GenAI for Data Engineers and Analysts
Mark Shainman:
One of the other things that we brought out earlier this year, that I wanted to touch base on and remind people of, [specifically for] analysts and data engineers, is our text-to-SQL capabilities. We're able to simply write things in natural language, as you would talk with a friend or somebody else, and it dynamically generates SQL. That, then, can be leveraged to query data that exists within your lakehouse environment. Now, I'd like to pass it on to Colleen, where she is going to talk about a unified path to Apache Iceberg.

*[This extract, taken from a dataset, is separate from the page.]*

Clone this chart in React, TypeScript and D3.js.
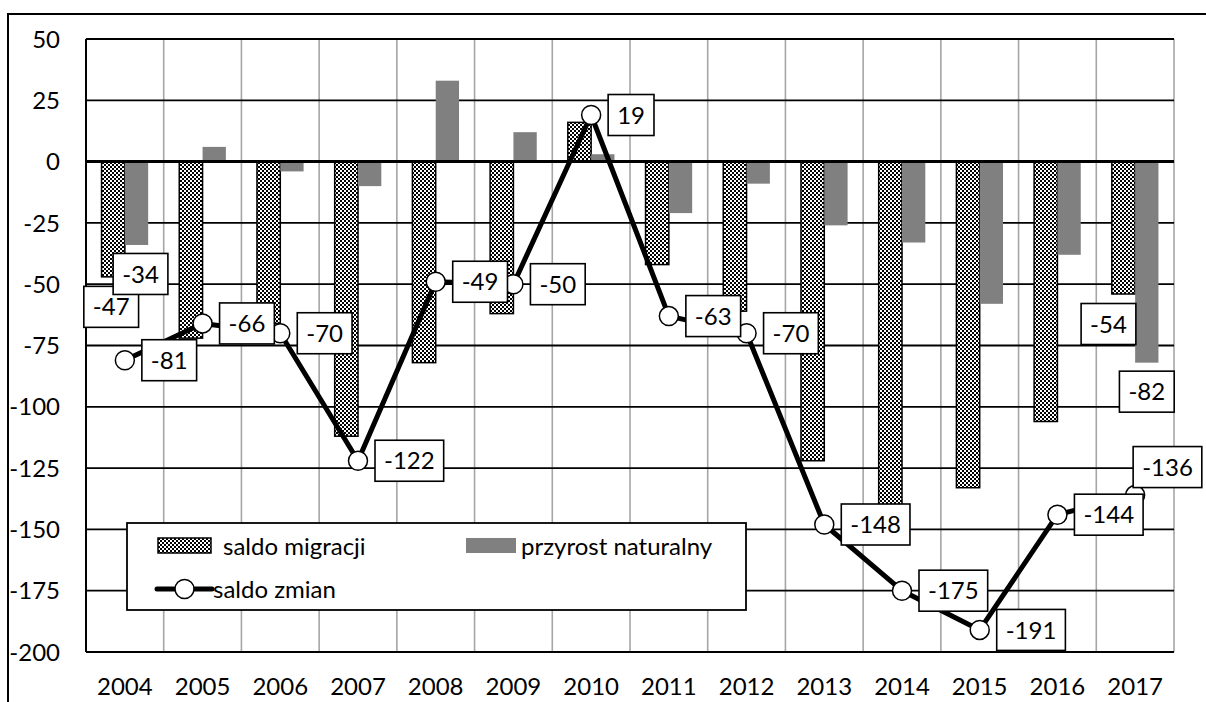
import React from 'react';
import * as d3 from 'd3';

const years = ['2004','2005','2006','2007','2008','2009','2010','2011','2012','2013','2014','2015','2016','2017'];
const saldoMigracji = [-47,-72,-66,-112,-82,-62,16,-42,-61,-122,-142,-133,-106,-54];
const przyrostNaturalny = [-34,6,-4,-10,33,12,3,-21,-9,-26,-33,-58,-38,-82];
const saldoZmian = [-81,-66,-70,-122,-49,-50,19,-63,-70,-148,-175,-191,-144,-136];
const yTicks = [50,25,0,-25,-50,-75,-100,-125,-150,-175,-200];
const seriesNames = ['saldo migracji','przyrost naturalny','saldo zmian'];
// which bar values carry a data label
const migracjiLabelled = [0, 13];
const przyrostLabelled = [0, 13];

// layout
const W = 1206, H = 702;
const PL = 86, PR = 1174, PT = 39, PB = 652;
const FONT = 'Lato, "Open Sans", sans-serif';
const FS = 24;
const BOX_H = 41;
const migLabelDx: Record<number, number> = { 0: -2, 13: -15 };
const przLabelDx: Record<number, number> = { 0: 4, 13: 0 };
const lineLabelShift: Record<number, { dx: number; dy: number }> = { 13: { dx: -2, dy: -28 } };

let ctx: CanvasRenderingContext2D | null = null;
function textW(s: string) {
  if (!ctx) {
    ctx = document.createElement('canvas').getContext('2d');
  }
  if (!ctx) return s.length * 12;
  ctx.font = `${FS}px Lato`;
  return ctx.measureText(s).width;
}

function LabelBox({ cx, cy, left, text }: { cx?: number; cy: number; left?: number; text: string }) {
  const w = textW(text) + 18;
  const x0 = left !== undefined ? left : (cx as number) - w / 2;
  return (
    <g>
      <rect x={x0} y={cy - BOX_H / 2} width={w} height={BOX_H} fill="#fff" stroke="#000" strokeWidth={1.6} />
      <text x={x0 + w / 2} y={cy} dy="0.36em" textAnchor="middle" fontSize={FS} fontFamily={FONT} fill="#000">{text}</text>
    </g>
  );
}

export default function App() {
  const x = d3.scaleBand<string>().domain(years).range([PL, PR]).paddingInner(0).paddingOuter(0);
  const bw = x.bandwidth();
  const sub = d3.scaleBand<string>().domain(['m', 'p']).range([0.2 * bw, 0.8 * bw]);
  const y = d3.scaleLinear().domain([-200, 50]).range([PB, PT]);
  const cx = (i: number) => (x(years[i]) as number) + bw / 2;

  const line = d3.line<number>().x((_, i) => cx(i)).y(d => y(d));

  const barRect = (v: number, i: number, key: string) => {
    const x0 = (x(years[i]) as number) + (sub(key) as number);
    const y0 = Math.min(y(v), y(0));
    const h = Math.abs(y(v) - y(0));
    return { x0, y0, h, w: sub.bandwidth() };
  };

  return (
    <svg width={W} height={H} style={{ position: 'fixed', left: 0, top: 0, background: '#fff', overflow: 'hidden' }}>
      <defs>
        <pattern id="chk" width={4} height={4} patternUnits="userSpaceOnUse">
          <rect width={4} height={4} fill="#fff" />
          <rect x={0} y={0} width={2} height={2} fill="#000" />
          <rect x={2} y={2} width={2} height={2} fill="#000" />
        </pattern>
      </defs>
      <rect x={0} y={0} width={W} height={H} fill="#fff" />
      {/* outer frame */}
      <rect x={8} y={14} width={1400} height={900} fill="none" stroke="#000" strokeWidth={2} />

      {/* vertical gridlines */}
      {years.map((yr, i) => i > 0 ? (
        <line key={yr} x1={x(yr) as number} x2={x(yr) as number} y1={PT} y2={PB} stroke="#a6a6a6" strokeWidth={1.6} />
      ) : null)}
      <line x1={PR} x2={PR} y1={PT} y2={PB} stroke="#a6a6a6" strokeWidth={1.6} />
      {/* horizontal gridlines */}
      {yTicks.map(t => (
        <line key={t} x1={PL} x2={PR} y1={y(t)} y2={y(t)} stroke="#000" strokeWidth={t === 0 ? 3 : 1.8} />
      ))}

      {/* bars */}
      {saldoMigracji.map((v, i) => {
        const r = barRect(v, i, 'm');
        return <rect key={'m' + i} x={r.x0} y={r.y0} width={r.w} height={r.h} fill="url(#chk)" stroke="#000" strokeWidth={1.5} />;
      })}
      {przyrostNaturalny.map((v, i) => {
        const r = barRect(v, i, 'p');
        return <rect key={'p' + i} x={r.x0} y={r.y0} width={r.w} height={r.h} fill="#808080" />;
      })}
      {/* zero line on top of bars */}
      <line x1={PL} x2={PR} y1={y(0)} y2={y(0)} stroke="#000" strokeWidth={3} />
      {/* left axis */}
      <line x1={PL} x2={PL} y1={PT} y2={PB} stroke="#000" strokeWidth={2} />

      {/* line series */}
      <path d={line(saldoZmian) as string} fill="none" stroke="#000" strokeWidth={5} strokeLinejoin="round" />
      {saldoZmian.map((v, i) => (
        <circle key={'c' + i} cx={cx(i)} cy={y(v)} r={9.5} fill="#fff" stroke="#000" strokeWidth={1.5} />
      ))}

      {/* bar labels */}
      {migracjiLabelled.map(i => {
        const r = barRect(saldoMigracji[i], i, 'm');
        return <LabelBox key={'ml' + i} cx={r.x0 + r.w / 2 + (migLabelDx[i] || 0)} cy={y(saldoMigracji[i]) + 30} text={String(saldoMigracji[i])} />;
      })}
      {przyrostLabelled.map(i => {
        const r = barRect(przyrostNaturalny[i], i, 'p');
        return <LabelBox key={'pl' + i} cx={r.x0 + r.w / 2 + (przLabelDx[i] || 0)} cy={y(przyrostNaturalny[i]) + 29} text={String(przyrostNaturalny[i])} />;
      })}
      {/* line labels */}
      {saldoZmian.map((v, i) => {
        const s = lineLabelShift[i] || { dx: 17, dy: 0 };
        return <LabelBox key={'ll' + i} left={cx(i) + s.dx} cy={y(v) + s.dy} text={String(v)} />;
      })}

      {/* y tick labels */}
      {yTicks.map(t => (
        <text key={'yt' + t} x={60} y={y(t)} dy="0.36em" textAnchor="end" fontSize={FS} fontFamily={FONT} fill="#000">{t}</text>
      ))}
      {/* x tick labels */}
      {years.map((yr, i) => (
        <text key={'xt' + yr} x={cx(i)} y={686} dy="0.36em" textAnchor="middle" fontSize={FS} fontFamily={FONT} fill="#000">{yr}</text>
      ))}

      {/* legend */}
      <g>
        <rect x={127} y={523} width={619} height={87} fill="#fff" stroke="#000" strokeWidth={1.8} />
        <rect x={158} y={538} width={53} height={15} fill="url(#chk)" stroke="#000" strokeWidth={1.5} />
        <text x={223} y={546} dy="0.36em" fontSize={FS} fontFamily={FONT} fill="#000">{seriesNames[0]}</text>
        <rect x={466} y={538} width={50} height={15} fill="#808080" />
        <text x={521} y={546} dy="0.36em" fontSize={FS} fontFamily={FONT} fill="#000">{seriesNames[1]}</text>
        <line x1={157} x2={212} y1={589} y2={589} stroke="#000" strokeWidth={5} strokeLinecap="round" />
        <circle cx={184.5} cy={589} r={9.5} fill="#fff" stroke="#000" strokeWidth={1.5} />
        <text x={213} y={589} dy="0.36em" fontSize={FS} fontFamily={FONT} fill="#000">{seriesNames[2]}</text>
      </g>
    </svg>
  );
}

A Unified Path to Apache Iceberg
Apache Iceberg: An Open Table Format for Enterprise Data Lakes
Colleen Quinn:
Awesome, thanks, Mark. I am super excited to be talking about our unified path to Apache Iceberg. As I think many of you know, Dremio is Apache Iceberg native. Apache Iceberg is an open table format that is being rapidly adopted across the tech sector. We recently completed a state-of-the-lakehouse survey that showed that Apache Iceberg is showing the fastest rates of adoption across the tech sector. Netflix created the Apache Iceberg table format to address performance and inherent issues, as well as usability challenges,in Apache Iceberg tables and large, demanding data lake environments. So as we start to see this acceleration of adopting Iceberg across the tech sector, Dremio has doubled down on Apache Iceberg as our primary table format, although if you're familiar with us, you also know that we support a myriad of table formats, including Delta Lake. We believe in meeting our customers where they are, and giving you the flexibility to use the table formats that make the most sense to you. We're excited to help bring our customers along with a unified path to Iceberg. Adopting a new table format can be difficult, and there are complexities associated with that,whether you're migrating from an existing table format, or you're storing all of your data in those raw file formats already in the data lake.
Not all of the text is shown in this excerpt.